Plagioclase textural and compositional parameterization: A tool for tracking magma dynamics at Stromboli

Abstract

The Present-day (<1.2 kyr) activity of Stromboli (Aeolian Islands, Southern Italy) is characterized by periodic and mildly explosive “Strombolian” eruptions alternating with episodic lava effusion and more violent eruptive events (i.e., major explosions and paroxysms). The plumbing system controlling the eruptive behavior is fed by a vertically-extended mush column in which the shallow magmatic reservoir (highly porphyritic or Hp-magma) is continuously refilled with mafic magmas (low porphyritic or Lp-magma) rising from depth. Currently, we are investigating the textural and compositional attributes of plagioclase phenocrysts and microlites from nineteen scoria clasts ejected during mild to violent explosions at Stromboli over a timespan of ~18 years, from 2003 to 2021. The morphological stability of large-sized, euhedral phenocrysts is superimposed on an internal textural heterogeneity due to growth-dissolution phenomena associated with the input rate of hot, H2O-rich recharge magmas rising from depth. As a result, the volumetric plagioclase proportion, dominant size, and number of phenocrysts per unit volume decrease from mild to violent explosions, responding to a more efficient magma mixing process via sustained injections of mafic magmas into the shallow reservoir. Crystallization of hybridized recharge basaltic melts is faithfully recorded by intracrystalline major-trace element and Sr-isotope variations in plagioclase phenocrysts, providing temporal and spatial constraints on crystal recycling and mush remobilization phenomena.
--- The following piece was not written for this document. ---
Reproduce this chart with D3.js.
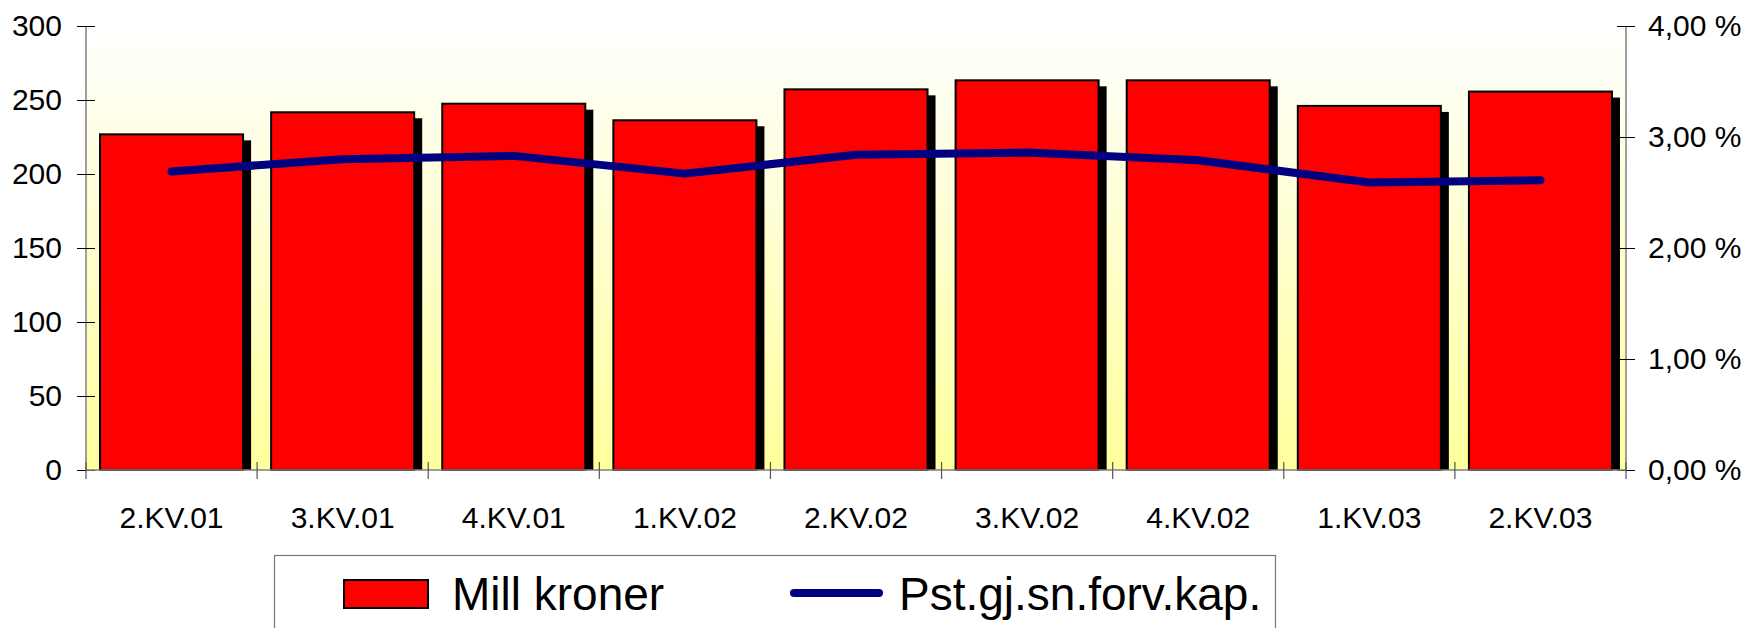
<!DOCTYPE html>
<html>
<head>
<meta charset="utf-8">
<script src="https://cdn.jsdelivr.net/npm/d3@7"></script>
<style>
  html, body { margin: 0; padding: 0; background: #ffffff; }
  svg { display: block; font-family: "Liberation Sans", Arial, sans-serif; }
</style>
</head>
<body>
<svg id="chart" width="1749" height="628"></svg>
<script>
const categories = ["2.KV.01", "3.KV.01", "4.KV.01", "1.KV.02", "2.KV.02", "3.KV.02", "4.KV.02", "1.KV.03", "2.KV.03"];
const millKroner = [226.8, 241.7, 247.5, 236.3, 257.2, 263.3, 263.3, 246.0, 255.7];
const pstKap = [2.69, 2.80, 2.83, 2.67, 2.84, 2.86, 2.79, 2.59, 2.61];
const leftTicks = [0, 50, 100, 150, 200, 250, 300];
const rightTicks = [0, 1, 2, 3, 4];
const seriesNames = ["Mill kroner", "Pst.gj.sn.forv.kap."];

const svg = d3.select("#chart");
const plot = { left: 86, right: 1626, top: 26, bottom: 470 };

const x = d3.scaleBand().domain(categories)
  .range([plot.left, plot.right]).paddingInner(0.164).paddingOuter(0.082);
const yL = d3.scaleLinear().domain([0, 300]).range([plot.bottom, plot.top]);
const yR = d3.scaleLinear().domain([0, 4]).range([plot.bottom, plot.top]);

// background gradient
const defs = svg.append("defs");
const grad = defs.append("linearGradient").attr("id", "bg").attr("x1", 0).attr("y1", 0).attr("x2", 0).attr("y2", 1);
grad.append("stop").attr("offset", "0%").attr("stop-color", "#ffffff");
grad.append("stop").attr("offset", "100%").attr("stop-color", "#ffff9c");
svg.append("rect").attr("x", plot.left).attr("y", plot.top)
  .attr("width", plot.right - plot.left).attr("height", plot.bottom - plot.top)
  .attr("fill", "url(#bg)");

const bw = x.bandwidth();
// shadows
svg.append("g").selectAll("rect").data(categories).join("rect")
  .attr("x", (d) => x(d) + 8)
  .attr("y", (d, i) => yL(millKroner[i]) + 6)
  .attr("width", bw)
  .attr("height", (d, i) => yL(0) - yL(millKroner[i]) - 6)
  .attr("fill", "#000");
// bars
svg.append("g").selectAll("rect").data(categories).join("rect")
  .attr("x", (d) => x(d))
  .attr("y", (d, i) => yL(millKroner[i]))
  .attr("width", bw)
  .attr("height", (d, i) => yL(0) - yL(millKroner[i]))
  .attr("fill", "#ff0000").attr("stroke", "#000").attr("stroke-width", 2);

// line
const line = d3.line().x((d, i) => x(categories[i]) + bw / 2).y((d) => yR(d));
svg.append("path").datum(pstKap).attr("d", line)
  .attr("fill", "none").attr("stroke", "#000080").attr("stroke-width", 8)
  .attr("stroke-linecap", "round").attr("stroke-linejoin", "round");

// axes
const axisColor = "#808080";
const fs = 30;
const leftAxis = svg.append("g").attr("transform", `translate(${plot.left},0)`)
  .call(d3.axisLeft(yL).tickValues(leftTicks).tickSize(9).tickPadding(15));
leftAxis.selectAll(".tick line").attr("x2", -9).attr("x1", 9).attr("stroke", "#000");
const rightAxis = svg.append("g").attr("transform", `translate(${plot.right},0)`)
  .call(d3.axisRight(yR).tickValues(rightTicks).tickSize(9).tickPadding(13)
    .tickFormat((d) => d3.format(".2f")(d).replace(".", ",") + " %"));
rightAxis.selectAll(".tick line").attr("x1", -9).attr("x2", 9).attr("stroke", "#000");
[leftAxis, rightAxis].forEach((a) => {
  a.select(".domain").attr("stroke", axisColor).attr("stroke-width", 1.5).attr("d", `M0,${plot.top}V${plot.bottom}`);
  a.selectAll("text").attr("font-size", fs).attr("fill", "#000").attr("font-family", "Liberation Sans, Arial, sans-serif");
});

// bottom axis
const step = x.step();
const boundaries = d3.range(categories.length + 1).map((i) => plot.left + i * step);
const bottom = svg.append("g");
bottom.append("line").attr("x1", plot.left).attr("x2", plot.right)
  .attr("y1", plot.bottom).attr("y2", plot.bottom).attr("stroke", axisColor).attr("stroke-width", 1.5);
bottom.selectAll("line.t").data(boundaries).join("line").attr("class", "t")
  .attr("x1", (d) => d).attr("x2", (d) => d)
  .attr("y1", plot.bottom - 8).attr("y2", plot.bottom + 9)
  .attr("stroke", "#555").attr("stroke-width", 1.2);
bottom.selectAll("text").data(categories).join("text")
  .attr("x", (d) => x(d) + bw / 2).attr("y", 528)
  .attr("text-anchor", "middle").attr("font-size", fs).attr("fill", "#000")
  .text((d) => d);

// legend
const lg = svg.append("g");
lg.append("rect").attr("x", 274.5).attr("y", 555.5).attr("width", 1001).attr("height", 90)
  .attr("fill", "#fff").attr("stroke", "#777").attr("stroke-width", 1.2);
lg.append("rect").attr("x", 344).attr("y", 580).attr("width", 84).attr("height", 28)
  .attr("fill", "#ff0000").attr("stroke", "#000").attr("stroke-width", 2);
lg.append("text").attr("x", 452).attr("y", 610).attr("font-size", 46).attr("fill", "#000").text(seriesNames[0]);
lg.append("line").attr("x1", 794).attr("x2", 879).attr("y1", 593).attr("y2", 593)
  .attr("stroke", "#000080").attr("stroke-width", 8).attr("stroke-linecap", "round");
lg.append("text").attr("x", 899).attr("y", 610).attr("font-size", 46).attr("fill", "#000").text(seriesNames[1]);
</script>
</body>
</html>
On the other hand, the formation of anhedral plagioclase microlites is controlled by fast growth kinetics taking place in the uppermost part of the conduit during magma acceleration towards the surface. Under such highly dynamic crystallization conditions, the microlite number density closely depends on the increase of melt liquidus temperature via magma decompression and H2O exsolution. This mutualism allows to model the degassing rate and ascent velocity of magma under open-conduit flow regimes for the different eruptive styles, thereby supporting the idea that violent explosions at Stromboli are driven by sustained influxes of recharge magmas leading to strong acceleration, decompression, and H2O exsolution before magma discharge at the vent.